Al Sweigart's Quickstart uv Tutorial
Posted by Al Sweigart in misc
uv (written in lowercase even if it begins a sentence) is a Python package and project manager that has seen rapid popular adoption by the Python community. This is not a full tutorial nor necessarily a good tutorial for you (the uv documentation is great for that) but it's mainly a writing exercise for myself to think about the parts of uv that I use. It's a quickstart, with just the commands I used on my macbook to use it with terse notes that make sense to me. If a sentence exists in this tutorial, it's something I feel I should memorize like a flashcard. As such, it often lacks context or supporting details.
In this document, uv means the uv software and uv means the command.
Install
On macOS, I installed it with Homebrew: brew install uv
The executable gets put in /opt/homebrew/bin/uv
To update uv, run: uv self update
Creating a Project
Like git or brew, uv has several subcommands. Running uv by itself is the same as uv --help.
Creating a new project with uv is similar to git: uv init or uv init my-project. This creates several new files & folders:
- .git
- .gitignore (set up for a basic Python project)
- .python-version (predates uv and used by pyenv, contains just the text
3.13) - main.py ("Hello, world!" stub)
- pyproject.toml (basic settings)
- README.md (blank)
Note that while this creates a git repo, it does not create a .venv virtual environment.
Installing & Managing Python with uv
uv's subcommands have their own "guides" in the uv docs. The uv python subcommand has the Python guide.
uv python install installs Python from Astral's repo and not the official distributable binaries. (These are made from CPython; Astral has not forked Python.)
Running uv python find shows that it installed Python to /Users/al/.local/share/uv/python/cpython-3.13.2-macos-aarch64-none/bin/python3.13 on my machine.
Running uv python list shows that it can install cpython going back to version 3.8 (as of now, March 2026).

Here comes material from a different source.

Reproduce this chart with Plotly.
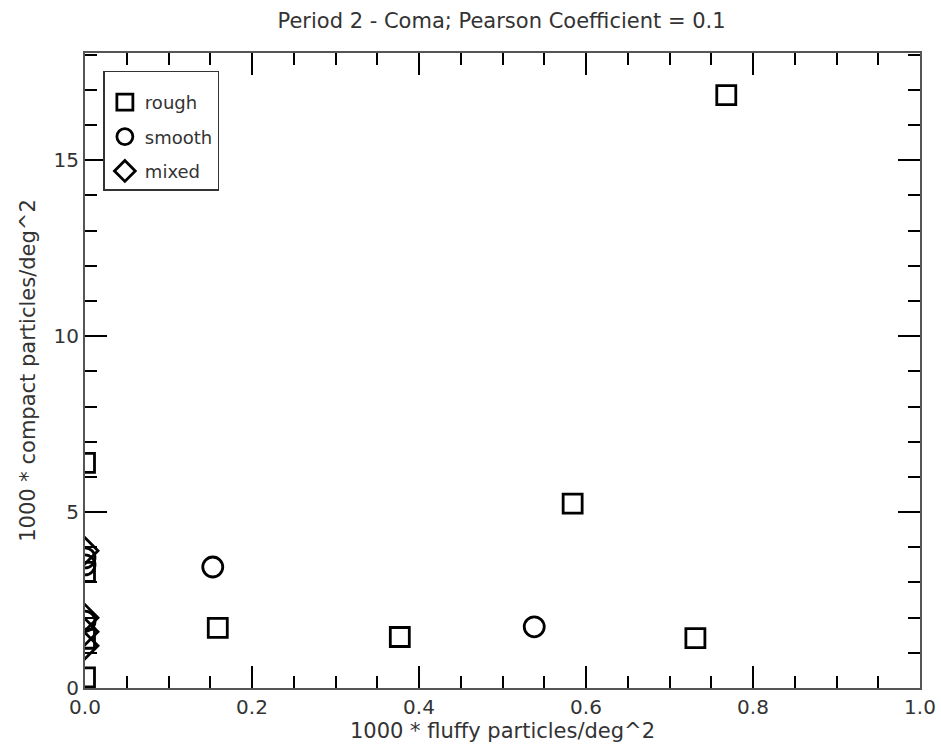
import plotly.graph_objects as go

# rough (squares)
rough_x = [0.768, 0.584, 0.159, 0.377, 0.731, 0.0, 0.0, 0.0, 0.0]
rough_y = [16.85, 5.24, 1.71, 1.45, 1.42, 6.4, 0.3, 3.3, 1.4]
# smooth (circles)
smooth_x = [0.153, 0.538, 0.0, 0.0, 0.0]
smooth_y = [3.44, 1.74, 3.7, 3.5, 1.9]
# mixed (diamonds)
mixed_x = [0.0, 0.0, 0.0, 0.0]
mixed_y = [3.9, 2.0, 1.6, 1.2]

title_text = "Period 2 - Coma; Pearson Coefficient = 0.1"
x_title = "1000 * fluffy particles/deg^2"
y_title = "1000 * compact particles/deg^2"

FONT = "DejaVu Sans"
mline = dict(color="black", width=2.8)

fig = go.Figure()
fig.add_trace(go.Scatter(x=rough_x, y=rough_y, mode="markers", name="rough", legendgroup="a",
                         marker=dict(symbol="square-open", size=19, color="black", line=mline)))
fig.add_trace(go.Scatter(x=smooth_x, y=smooth_y, mode="markers", name="smooth", legendgroup="b",
                         marker=dict(symbol="circle-open", size=20, color="black", line=mline)))
fig.add_trace(go.Scatter(x=mixed_x, y=mixed_y, mode="markers", name="mixed", legendgroup="c",
                         marker=dict(symbol="diamond-open", size=20, color="black", line=mline)))

axis_common = dict(
    showgrid=False, zeroline=False, showline=True, linecolor="#555", linewidth=2,
    mirror="allticks", ticks="inside", tickcolor="black", tickwidth=1.5, ticklen=22,
    tickfont=dict(family=FONT, size=20, color="#333"), automargin=False,
)

fig.update_xaxes(range=[0, 1], tickvals=[0, 0.2, 0.4, 0.6, 0.8, 1.0],
                 ticktext=["0.0", "0.2", "0.4", "0.6", "0.8", "1.0"],
                 minor=dict(dtick=0.05, ticks="inside", ticklen=12, tickcolor="black", tickwidth=1.5),
                 title=dict(text=x_title, font=dict(family=FONT, size=21, color="#333"), standoff=0),
                 **axis_common)
fig.update_yaxes(range=[0, 18.05], tickvals=[0, 5, 10, 15],
                 minor=dict(dtick=1, ticks="inside", ticklen=12, tickcolor="black", tickwidth=1.5),
                 title=dict(text=y_title, font=dict(family=FONT, size=21, color="#333"), standoff=12),
                 **axis_common)

fig.update_layout(
    width=941, height=747,
    margin=dict(l=85, r=21, t=53, b=59),
    paper_bgcolor="white", plot_bgcolor="white",
    title=dict(text=title_text, x=0.533, xanchor="center", y=0.973, yanchor="middle",
               font=dict(family=FONT, size=21, color="#333")),
    showlegend=True,
    legend=dict(x=0.022, y=0.972, xanchor="left", yanchor="top",
                bgcolor="white", bordercolor="#333", borderwidth=1.5,
                font=dict(family=FONT, size=18, color="#333"),
                title=dict(text=" ", font=dict(size=9)),
                itemwidth=30, tracegroupgap=8),
)

fig.write_html("out.html")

I ran uv python install 3.8 to install an old version I hadn't installed anywhere before. It downloaded a 16.6mb file from Astral and installed it in /Users/al/.local/bin/python3.8. (This works outside of all virtual environments and isn't particular to any single project or virtual environment.)
Running Scripts with uv
The running scripts guide docs have more info about using uv to run .py files.
uv run example.py can, effectively, replace python3 example.py. uv handles the details of Python installs, virtual environments, and dependencies. uv run auto-detects pyproject.toml for this info.
Inline script metadata is from PEP 723 and embeds dependency information into the top of a .py file. It's for the case of "I have this single Python script that uses a third-party package like Requests and I just want it to work without telling people to set up the virtual environment and get the right pyproject.toml/requirements.txt file." It's not a publish-ready script, you just want to hand something to a coworker to run real quick.
Inline metadata looks like this:
# /// script
# dependencies = [
# "requests<3",
# "rich",
# ]
# requires-python = ">=3.11"
# ///
Inline metadata comes after the shebang line and can come after the encoding comment.
uv can create a stub script with inline metadata: uv init --script example.py
You can add the info for the "requires-python" and "dependencies" sections too: uv add --script example.py 'requests<3' 'rich'
Note the difference between uv init --script and uv add --script here.
If you aren't in a virtual environment or have one set up, uv run can make it for you: uv run --with rich example.py (or with versions with uv run --with "rich>12,<13" example.py.
uv add --script can add dependencies to the inline metadata section, while uv remove --script removes them. It only affects the .py file's inline metadata section, it doesn't change pyproject.toml or any other files.
uv add and uv remove add/remove dependencies to a project.
Project Management with uv
A "project" in this case means a Python package that has a pyproject.toml file. uv init creates a stub project. uv add and uv remove add/remove dependencies to the pyproject.toml file.
The first time you run uv add to add a dependency to the project, uv also creates the .venv folder and uv.lock file.
NOTE: You can also specify URLs as dependencies, just like pip: uv add git+https://github.com/psf/requests
uv version will display your project's version, as it appears in the pyproject.toml file. Neat little shortcut.
Running Tools with uv
uvx can (like pipx) install and run tools. The most common case is running ruff without having to jump through hoops to install and set it up in a virtual environment. uvx handles that for you.
uvx is a shorthand for uv tool run. It's installed at /opt/homebrew/bin/uvx on my machine.
uvx ruff check example.py will run ruff on example.py.
Conclusion
There's a lot more to uv, but this is the basics. I still recommend learning about the venv package and pip tool in vanilla Python. It's not that complicated and I covered them in my slides for a PyTexas 2025 tutorial. But uv lives up to its hype as a tool that is fast, simple, and convenient.